▼▼▼

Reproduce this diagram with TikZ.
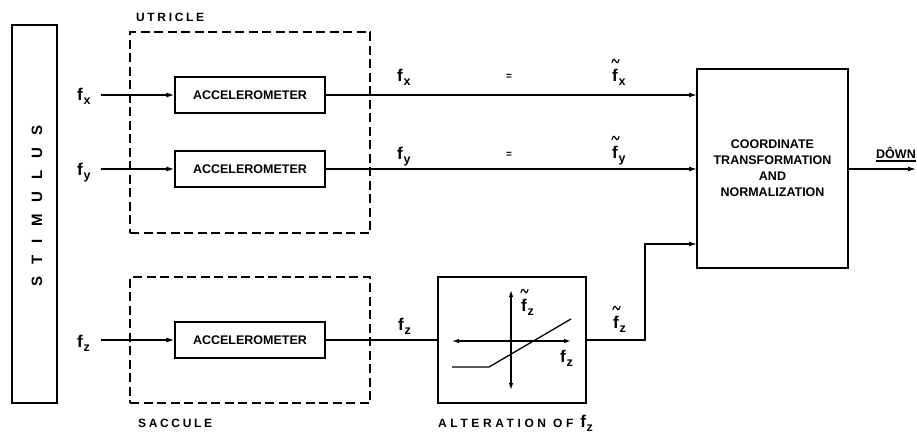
\documentclass[tikz,border=0pt]{standalone}
\usepackage{fontspec}
\setmainfont{Liberation Sans}
\newfontfamily\spA[LetterSpace=22]{Liberation Sans}
\newfontfamily\spC[LetterSpace=30]{Liberation Sans}
\newfontfamily\spB[LetterSpace=80]{Liberation Sans}
\usetikzlibrary{arrows.meta}
\newcommand\fs[1]{{\fontsize{17}{17}\selectfont f}\kern0.8pt\raisebox{-4pt}{\fontsize{12.5}{12.5}\selectfont #1}}
\newcommand\dul[1]{\setbox0\hbox{#1}\rlap{\rule[-4pt]{\wd0}{1.6pt}}\box0}
\tikzset{
  lw/.style={line width=1.3pt},
  arr/.style={lw,-{Latex[length=8pt,width=5pt]}},
  blk/.style={draw,lw,rectangle,inner sep=0pt},
  dbox/.style={draw,lw,rectangle,inner sep=0pt,dash pattern=on 9pt off 4.5pt},
  lbl/.style={inner sep=0pt,anchor=base west,font=\bfseries},
  acc/.style={blk,minimum width=150pt,minimum height=36pt,font=\bfseries\fontsize{12.5}{12.5}\selectfont},
  tild/.pic={\draw[line width=1.2pt,line cap=round] (-3.5,1.5) .. controls (-2.5,-3.5) and (0,-1.5) .. (0,0) .. controls (0,1.5) and (2.5,3.5) .. (3.5,-1.5);},
}
\begin{document}
\begin{tikzpicture}[x=1pt,y=-1pt]
\useasboundingbox (0,0) rectangle (917,434);
% stimulus
\node[blk,minimum width=45pt,minimum height=378pt] (stim) at (34.5,214) {};
\node[inner sep=0pt,rotate=90,font=\spB\bfseries\fontsize{15}{15}\selectfont] (stimtxt) at (37,206) {STIMULUS};
% utricle / saccule
\node[dbox,minimum width=240pt,minimum height=201pt] (utr) at (250,132.5) {};
\node[lbl,font=\spA\bfseries\fontsize{12}{12}\selectfont] (utrl) at (136,21) {UTRICLE};
\node[dbox,minimum width=240pt,minimum height=126pt] (sac) at (250,340) {};
\node[lbl,font=\spA\bfseries\fontsize{12}{12}\selectfont] (sacl) at (138,427) {SACCULE};
% accelerometers
\node[acc] (acc1) at (250,95) {ACCELEROMETER};
\node[acc] (acc2) at (250,169) {ACCELEROMETER};
\node[acc] (acc3) at (250,340) {ACCELEROMETER};
% alteration box
\node[blk,minimum width=148pt,minimum height=126pt] (alt) at (512,340) {};
\node[lbl,font=\spC\bfseries\fontsize{12}{12}\selectfont] (altl) at (438,427) {ALTERATION OF \fs{z}};
% coordinate box
\node[blk,minimum width=151pt,minimum height=199pt,align=center,font=\bfseries\fontsize{12.5}{16}\selectfont] (coord) at (772.5,168.5) {COORDINATE\\TRANSFORMATION\\AND\\NORMALIZATION};
% input labels
\node[lbl] (lfx) at (77,100) {\fs{x}};
\node[lbl] (lfy) at (77,175) {\fs{y}};
\node[lbl] (lfz) at (77,347) {\fs{z}};
\coordinate (inx) at (101,95);
\coordinate (iny) at (101,169);
\coordinate (inz) at (101,340);
\draw[arr] (inx) -- (acc1.west);
\draw[arr] (iny) -- (acc2.west);
\draw[arr] (inz) -- (acc3.west);
% outputs
\coordinate (c1) at (697,95);
\coordinate (c2) at (697,169);
\coordinate (c3) at (697,244);
\draw[arr] (acc1.east) -- (c1);
\draw[arr] (acc2.east) -- (c2);
\draw[lw] (acc3.east) -- (alt.west);
\draw[arr] (alt.east) -- (645,340) |- (c3);
\coordinate (dend) at (916,169);
\draw[arr] (coord.east |- c2) -- (dend);
% line labels
\node[lbl] (t1) at (397,81) {\fs{x}};
\node[lbl] (e1) at (506,79) {\fontsize{10}{10}\selectfont =};
\node[lbl] (t2) at (612,81) {\fs{x}};
\node[lbl] (t3) at (397,159) {\fs{y}};
\node[lbl] (e2) at (506,157) {\fontsize{10}{10}\selectfont =};
\node[lbl] (t4) at (612,158) {\fs{y}};
\node[lbl] (t5) at (398,330) {\fs{z}};
\node[lbl] (t6) at (613,328) {\fs{z}};
\node[lbl,font=\bfseries\fontsize{12.5}{12.5}\selectfont] (down) at (876,158) {\dul{D\^OWN}};
% tildes
\path (t2.base west) ++(3.5,-20) pic{tild};
\path (t4.base west) ++(3.5,-20) pic{tild};
\path (t6.base west) ++(3.5,-20) pic{tild};
% characteristic graph
\draw[lw,{Latex[length=7pt,width=4.5pt]}-{Latex[length=7pt,width=4.5pt]}] (452,341) -- (571,341);
\draw[lw,{Latex[length=7pt,width=4.5pt]}-{Latex[length=7pt,width=4.5pt]}] (511,290) -- (511,390);
\draw[lw] (452,367) -- (489,367) -- (571,319);
\node[lbl] (g1) at (521,311) {\fs{z}};
\path (g1.base west) ++(3.5,-20) pic{tild};
\node[lbl] (g2) at (560,362) {\fs{z}};
\end{tikzpicture}
\end{document}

▲▲▲

● **Work to complete**:
Make an exact copy of the whole listing, but don't bring over any pictures.

● **Solution below**:
Reproduce this diagram with TikZ.
\documentclass[tikz,border=0pt]{standalone}
\usepackage{fontspec}
\setmainfont{Liberation Sans}
\newfontfamily\spA[LetterSpace=22]{Liberation Sans}
\newfontfamily\spC[LetterSpace=30]{Liberation Sans}
\newfontfamily\spB[LetterSpace=80]{Liberation Sans}
\usetikzlibrary{arrows.meta}
\newcommand\fs[1]{{\fontsize{17}{17}\selectfont f}\kern0.8pt\raisebox{-4pt}{\fontsize{12.5}{12.5}\selectfont #1}}
\newcommand\dul[1]{\setbox0\hbox{#1}\rlap{\rule[-4pt]{\wd0}{1.6pt}}\box0}
\tikzset{
  lw/.style={line width=1.3pt},
  arr/.style={lw,-{Latex[length=8pt,width=5pt]}},
  blk/.style={draw,lw,rectangle,inner sep=0pt},
  dbox/.style={draw,lw,rectangle,inner sep=0pt,dash pattern=on 9pt off 4.5pt},
  lbl/.style={inner sep=0pt,anchor=base west,font=\bfseries},
  acc/.style={blk,minimum width=150pt,minimum height=36pt,font=\bfseries\fontsize{12.5}{12.5}\selectfont},
  tild/.pic={\draw[line width=1.2pt,line cap=round] (-3.5,1.5) .. controls (-2.5,-3.5) and (0,-1.5) .. (0,0) .. controls (0,1.5) and (2.5,3.5) .. (3.5,-1.5);},
}
\begin{document}
\begin{tikzpicture}[x=1pt,y=-1pt]
\useasboundingbox (0,0) rectangle (917,434);
% stimulus
\node[blk,minimum width=45pt,minimum height=378pt] (stim) at (34.5,214) {};
\node[inner sep=0pt,rotate=90,font=\spB\bfseries\fontsize{15}{15}\selectfont] (stimtxt) at (37,206) {STIMULUS};
% utricle / saccule
\node[dbox,minimum width=240pt,minimum height=201pt] (utr) at (250,132.5) {};
\node[lbl,font=\spA\bfseries\fontsize{12}{12}\selectfont] (utrl) at (136,21) {UTRICLE};
\node[dbox,minimum width=240pt,minimum height=126pt] (sac) at (250,340) {};
\node[lbl,font=\spA\bfseries\fontsize{12}{12}\selectfont] (sacl) at (138,427) {SACCULE};
% accelerometers
\node[acc] (acc1) at (250,95) {ACCELEROMETER};
\node[acc] (acc2) at (250,169) {ACCELEROMETER};
\node[acc] (acc3) at (250,340) {ACCELEROMETER};
% alteration box
\node[blk,minimum width=148pt,minimum height=126pt] (alt) at (512,340) {};
\node[lbl,font=\spC\bfseries\fontsize{12}{12}\selectfont] (altl) at (438,427) {ALTERATION OF \fs{z}};
% coordinate box
\node[blk,minimum width=151pt,minimum height=199pt,align=center,font=\bfseries\fontsize{12.5}{16}\selectfont] (coord) at (772.5,168.5) {COORDINATE\\TRANSFORMATION\\AND\\NORMALIZATION};
% input labels
\node[lbl] (lfx) at (77,100) {\fs{x}};
\node[lbl] (lfy) at (77,175) {\fs{y}};
\node[lbl] (lfz) at (77,347) {\fs{z}};
\coordinate (inx) at (101,95);
\coordinate (iny) at (101,169);
\coordinate (inz) at (101,340);
\draw[arr] (inx) -- (acc1.west);
\draw[arr] (iny) -- (acc2.west);
\draw[arr] (inz) -- (acc3.west);
% outputs
\coordinate (c1) at (697,95);
\coordinate (c2) at (697,169);
\coordinate (c3) at (697,244);
\draw[arr] (acc1.east) -- (c1);
\draw[arr] (acc2.east) -- (c2);
\draw[lw] (acc3.east) -- (alt.west);
\draw[arr] (alt.east) -- (645,340) |- (c3);
\coordinate (dend) at (916,169);
\draw[arr] (coord.east |- c2) -- (dend);
% line labels
\node[lbl] (t1) at (397,81) {\fs{x}};
\node[lbl] (e1) at (506,79) {\fontsize{10}{10}\selectfont =};
\node[lbl] (t2) at (612,81) {\fs{x}};
\node[lbl] (t3) at (397,159) {\fs{y}};
\node[lbl] (e2) at (506,157) {\fontsize{10}{10}\selectfont =};
\node[lbl] (t4) at (612,158) {\fs{y}};
\node[lbl] (t5) at (398,330) {\fs{z}};
\node[lbl] (t6) at (613,328) {\fs{z}};
\node[lbl,font=\bfseries\fontsize{12.5}{12.5}\selectfont] (down) at (876,158) {\dul{D\^OWN}};
% tildes
\path (t2.base west) ++(3.5,-20) pic{tild};
\path (t4.base west) ++(3.5,-20) pic{tild};
\path (t6.base west) ++(3.5,-20) pic{tild};
% characteristic graph
\draw[lw,{Latex[length=7pt,width=4.5pt]}-{Latex[length=7pt,width=4.5pt]}] (452,341) -- (571,341);
\draw[lw,{Latex[length=7pt,width=4.5pt]}-{Latex[length=7pt,width=4.5pt]}] (511,290) -- (511,390);
\draw[lw] (452,367) -- (489,367) -- (571,319);
\node[lbl] (g1) at (521,311) {\fs{z}};
\path (g1.base west) ++(3.5,-20) pic{tild};
\node[lbl] (g2) at (560,362) {\fs{z}};
\end{tikzpicture}
\end{document}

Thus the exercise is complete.